**Aim**:
Lines containing the string "matplotlib" are to be collected in full.

########

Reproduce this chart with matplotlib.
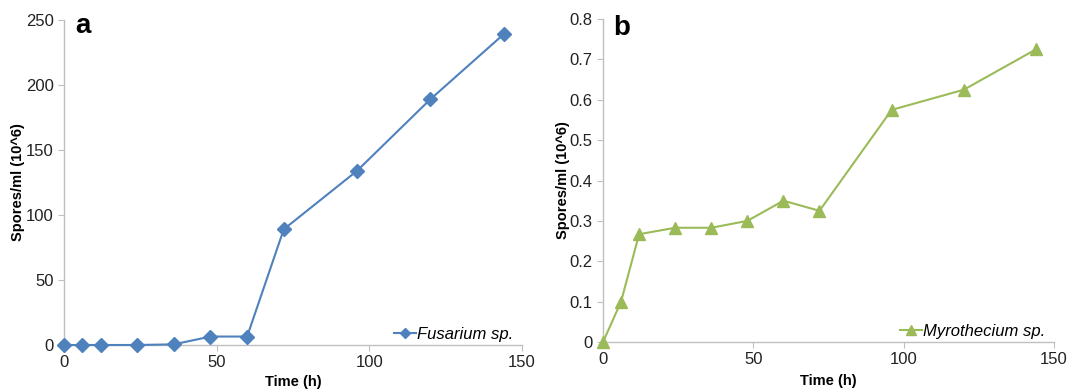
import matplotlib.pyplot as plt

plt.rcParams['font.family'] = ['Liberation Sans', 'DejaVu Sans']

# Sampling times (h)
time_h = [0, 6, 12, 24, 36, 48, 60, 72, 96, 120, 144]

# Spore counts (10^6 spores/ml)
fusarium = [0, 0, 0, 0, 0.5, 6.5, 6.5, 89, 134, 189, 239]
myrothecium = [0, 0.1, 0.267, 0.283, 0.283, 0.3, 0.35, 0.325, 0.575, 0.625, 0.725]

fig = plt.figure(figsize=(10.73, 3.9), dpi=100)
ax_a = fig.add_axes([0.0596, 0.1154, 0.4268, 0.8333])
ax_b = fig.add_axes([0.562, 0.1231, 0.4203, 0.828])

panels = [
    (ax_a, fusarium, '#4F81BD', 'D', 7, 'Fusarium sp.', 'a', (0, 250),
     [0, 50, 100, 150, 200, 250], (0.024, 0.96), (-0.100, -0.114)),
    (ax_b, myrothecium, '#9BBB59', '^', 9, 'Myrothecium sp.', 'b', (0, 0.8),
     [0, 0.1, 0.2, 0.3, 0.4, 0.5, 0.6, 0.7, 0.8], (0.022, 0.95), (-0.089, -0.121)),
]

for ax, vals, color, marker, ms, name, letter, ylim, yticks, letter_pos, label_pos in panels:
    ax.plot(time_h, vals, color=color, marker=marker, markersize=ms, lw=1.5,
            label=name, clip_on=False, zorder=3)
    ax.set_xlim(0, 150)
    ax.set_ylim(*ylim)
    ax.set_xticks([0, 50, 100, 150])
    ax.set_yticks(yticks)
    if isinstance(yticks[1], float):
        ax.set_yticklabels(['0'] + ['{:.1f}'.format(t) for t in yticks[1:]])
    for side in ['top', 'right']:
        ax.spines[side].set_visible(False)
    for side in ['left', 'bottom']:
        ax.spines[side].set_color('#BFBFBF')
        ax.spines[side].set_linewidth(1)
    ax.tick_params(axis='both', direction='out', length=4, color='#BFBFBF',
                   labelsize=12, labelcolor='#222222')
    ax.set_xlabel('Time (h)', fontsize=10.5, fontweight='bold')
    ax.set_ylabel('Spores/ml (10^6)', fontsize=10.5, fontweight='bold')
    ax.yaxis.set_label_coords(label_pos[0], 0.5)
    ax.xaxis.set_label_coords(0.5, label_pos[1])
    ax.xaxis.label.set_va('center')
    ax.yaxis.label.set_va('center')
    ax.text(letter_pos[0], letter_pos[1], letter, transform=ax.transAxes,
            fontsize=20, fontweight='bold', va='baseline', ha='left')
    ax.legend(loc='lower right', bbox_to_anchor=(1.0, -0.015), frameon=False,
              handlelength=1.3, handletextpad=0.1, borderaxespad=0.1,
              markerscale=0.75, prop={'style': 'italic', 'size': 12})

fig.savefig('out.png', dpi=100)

########

**Task result**:
Reproduce this chart with matplotlib.
import matplotlib.pyplot as plt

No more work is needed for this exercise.